Kaufmann experiment and the Strong Magnet experiment

2.3 NEW INTERPRETATIONS FOR OLD EXPERIMENTS

I) Kaufmann experiment

We will consider here an experiment that was made in some years before to the development Relativity Theory. It is the Kaufmann Experiment.

In this experiment a beam of electrons traveling in the x direction is simultaneously subjected to the action of a Uniform Electric Field producing a deviation in the y direction and a Uniform Magnetic Field producing a deviation in the z direction perpendicular to the first. A parallel photographic plate, perpendicular to the x direction, records an impression of the rays and allows a direct measurement of y and z.

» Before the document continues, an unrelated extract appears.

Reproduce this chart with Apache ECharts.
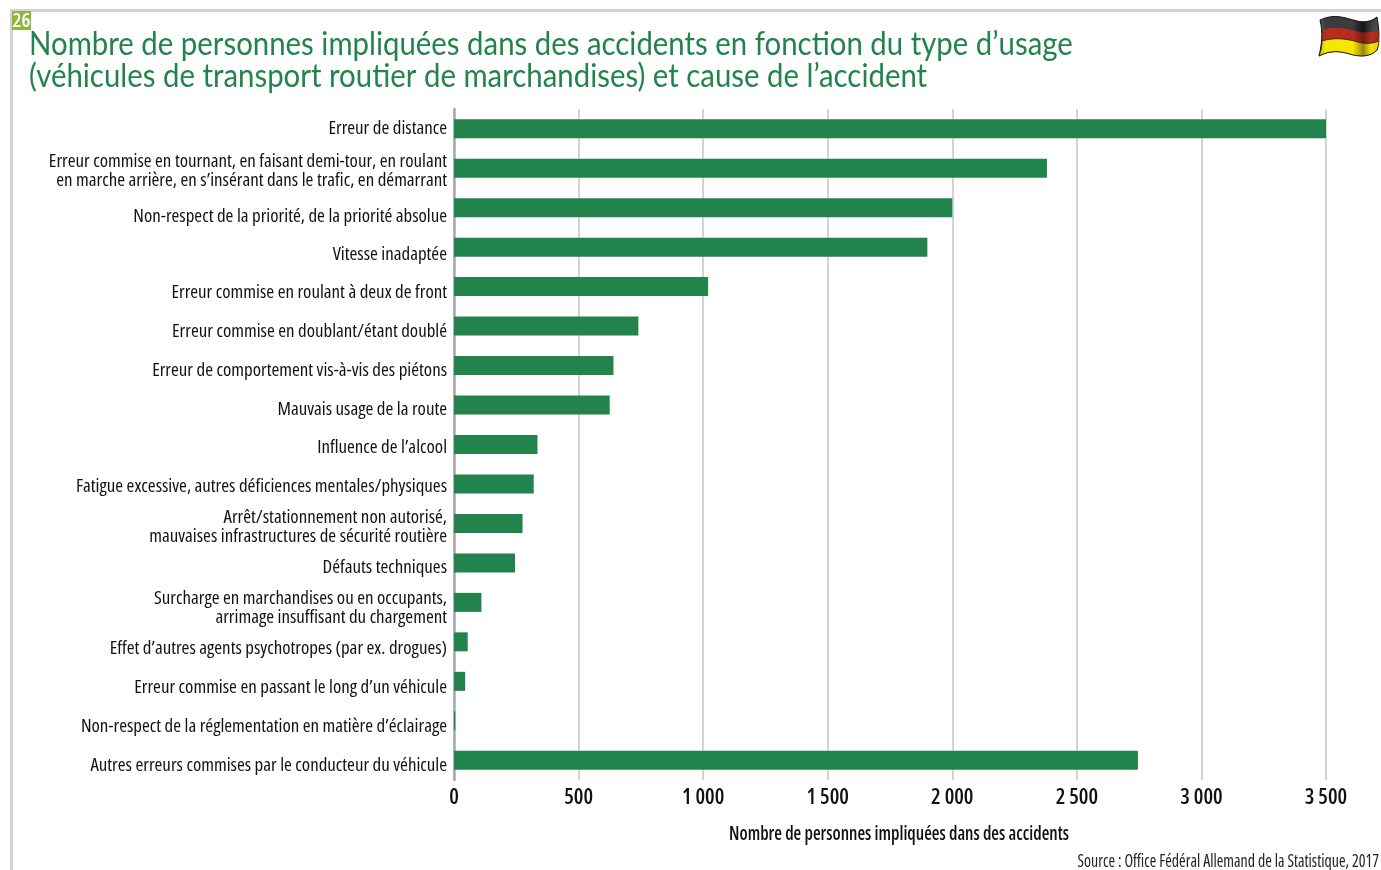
<!DOCTYPE html>
<html><head><meta charset="utf-8">
<style>html,body{margin:0;padding:0;background:#fff}#c{width:1381px;height:870px}</style>
<script src="https://cdn.jsdelivr.net/npm/echarts@6/dist/echarts.min.js"></script></head>
<body><div id="c"></div>
<script>
const categories = [
"Erreur de distance",
"Erreur commise en tournant, en faisant demi-tour, en roulant\nen marche arrière, en s’insérant dans le trafic, en démarrant",
"Non-respect de la priorité, de la priorité absolue",
"Vitesse inadaptée",
"Erreur commise en roulant à deux de front",
"Erreur commise en doublant/étant doublé",
"Erreur de comportement vis-à-vis des piétons",
"Mauvais usage de la route",
"Influence de l’alcool",
"Fatigue excessive, autres déficiences mentales/physiques",
"Arrêt/stationnement non autorisé,\nmauvaises infrastructures de sécurité routière",
"Défauts techniques",
"Surcharge en marchandises ou en occupants,\narrimage insuffisant du chargement",
"Effet d’autres agents psychotropes (par ex. drogues)",
"Erreur commise en passant le long d’un véhicule",
"Non-respect de la réglementation en matière d’éclairage",
"Autres erreurs commises par le conducteur du véhicule"];
const values = [3500,2380,2000,1900,1020,740,640,625,335,320,275,245,110,55,45,5,2745];
const labelShift = [0,3,8.5,7.5,6.5,5.5,5.5,4.5,3.5,2.5,3.5,4.5,5.5,6.5,6.5,5.5,5.5];
const titleLines = ["Nombre de personnes impliquées dans des accidents en fonction du type d’usage","(véhicules de transport routier de marchandises) et cause de l’accident"];
const xName = "Nombre de personnes impliquées dans des accidents";
const sourceText = "Source : Office Fédéral Allemand de la Statistique, 2017";
const GREEN = "#23834d", COND = "'Open Sans'";
const outline='M1320 20 C1335 13 1345 18 1357 21 C1365 23 1372 21 1377 17 C1379 28 1380 40 1377 50 C1370 57 1360 57 1350 54 C1340 51 1330 50 1319 56 C1322 44 1323 32 1320 20 Z';
const red='M1323 30 C1335 25 1348 29 1360 32 C1367 33 1373 32 1378 30 L1379 41 C1372 44 1365 44 1358 42 C1347 39 1335 37 1322 41 C1323 37 1323 33 1323 30 Z';
const yellow='M1322 41 C1335 37 1347 39 1358 42 C1365 44 1372 44 1379 41 C1379 44 1378 47 1377 50 C1370 57 1360 57 1350 54 C1340 51 1330 50 1319 56 C1321 51 1322 46 1322 41 Z';
echarts.graphic.registerShape('flagOutline',echarts.graphic.extendPath(outline));
echarts.graphic.registerShape('flagRed',echarts.graphic.extendPath(red));
echarts.graphic.registerShape('flagYellow',echarts.graphic.extendPath(yellow));
const chart = echarts.init(document.getElementById('c'),null,{renderer:'canvas'});
const grad=(stops)=>({type:'linear',x:1320,y:0,x2:1380,y2:0,global:true,colorStops:stops});
const stops=(a,b,c)=>[{offset:0,color:b},{offset:.1,color:a},{offset:.55,color:a},{offset:.72,color:c},{offset:.85,color:a},{offset:1,color:b}];
chart.setOption({
 animation:false,backgroundColor:'#fff',
 grid:{left:454,top:109,width:872,height:671,containLabel:false},
 xAxis:{type:'value',min:0,max:3500,interval:500,
  axisLine:{show:false},axisTick:{show:false},
  splitLine:{show:true,lineStyle:{color:'#d4d4d4',width:2}},
  axisLabel:{color:'#111',fontFamily:COND,fontStyle:'condensed',fontWeight:600,fontSize:21.5,margin:7,formatter:v=>String(v).replace(/\B(?=(\d{3})+$)/g,' ')}},
 yAxis:{type:'category',inverse:true,data:categories,
  axisLine:{show:true,lineStyle:{color:'#a8a8a8',width:2.5}},axisTick:{show:false},axisLabel:{show:false}},
 series:[{type:'bar',data:values,barWidth:19,itemStyle:{color:GREEN},silent:true,
  label:{show:true,position:'left',distance:7,formatter:'{b}',color:'#111',fontFamily:COND,fontStyle:'condensed',fontWeight:500,fontSize:18.9,lineHeight:19},
  labelLayout:p=>({dy:labelShift[p.dataIndex]})}],
 graphic:[
  {type:'rect',shape:{x:10,y:9,width:1371,height:3},style:{fill:'#d2d2d2'},silent:true},
  {type:'rect',shape:{x:10,y:9,width:3,height:861},style:{fill:'#d2d2d2'},silent:true},
  {type:'rect',shape:{x:12,y:11,width:19,height:19},style:{fill:'#8fb63a'},silent:true},
  {type:'text',x:21.5,y:21,style:{text:'26',fill:'#fff',font:"condensed 600 20px "+COND,textAlign:'center',textVerticalAlign:'middle'},silent:true},
  {type:'text',x:29,y:45,scaleX:.918,style:{text:titleLines[0],fill:GREEN,font:"400 32px Lato",textVerticalAlign:'middle'},silent:true},
  {type:'text',x:29,y:77,scaleX:.918,style:{text:titleLines[1],fill:GREEN,font:"400 32px Lato",textVerticalAlign:'middle'},silent:true},
  {type:'text',x:899,y:834,scaleX:.88,style:{text:xName,fill:'#111',font:"condensed 600 20px "+COND,textAlign:'center',textVerticalAlign:'middle'},silent:true},
  {type:'text',x:1379,y:862,scaleX:.883,style:{text:sourceText,fill:'#222',font:"condensed 18px "+COND,textAlign:'right',textVerticalAlign:'middle'},silent:true},
  {type:'flagOutline',style:{fill:grad(stops('#3c3c3c','#555','#151515')),stroke:'#111',lineWidth:1},silent:true},
  {type:'flagRed',style:{fill:grad(stops('#b82c1e','#a82618','#7a1a10'))},silent:true},
  {type:'flagYellow',style:{fill:grad(stops('#f6e600','#d8c800','#968510')),stroke:'#111',lineWidth:.7},silent:true}
 ]
});
</script></body></html>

It can be demonstrated that if we consider the classical formulas for the fields E and B the following relations are valid:

y = eEa/mv²

z = eHb/mv

where e and m are the charge and the mass of the electrons, and a and b are correction constants for the apparatus.

Then a parabola is expected to be seen in the photography.

But this doesn’t happen. The curve observed by Kaufmann was different.

And here is where a bad interpretation of the experiment happened. It was proposed that the mass of the electrons should vary with velocity to obtain the Kaufmann´s curve and then the Lorentz Transforms came into place.

It is proposed in this text that actually the Electric and Magnetic Fields are affected by the factor s = (1 – v²/c²)^1/2.

The same kinematics result is obtained but with constant mass.

II) The strong magnet experiment

Section 2.2 mentions another better known experiment of the same kind. It is the action of a strong Uniform Magnetic Field acting on a beam of electrons. Since the Magnetic Force is always perpendicular to the velocity of the electrons and it is constant a circular path is followed by them.

The radius of the path is dependent on the velocity of the electrons. Precise experiments show that with Classical Physics there is a difference between the theoretical calculated radius and the experimentally obtained one. The difference could be “perfectly” explained if the factor s = (1 – v²/c²)^1/2 is introduced for the electron mass variation. The following equation that relates the Magnetic Force and the Centripetal Force is obtained:

qvb = (m₀/s) v²/r

The theories of this text interprets that the factor s simply belongs to the other side of the equation:

sqvb = m₀ v²/r

It is proposed in this text that actually the Magnetic Field is affected by the factor s. The same kinematics behavior is predicted with no mass variation needed.

The Magnetic Force must be:

F_B = sqv×B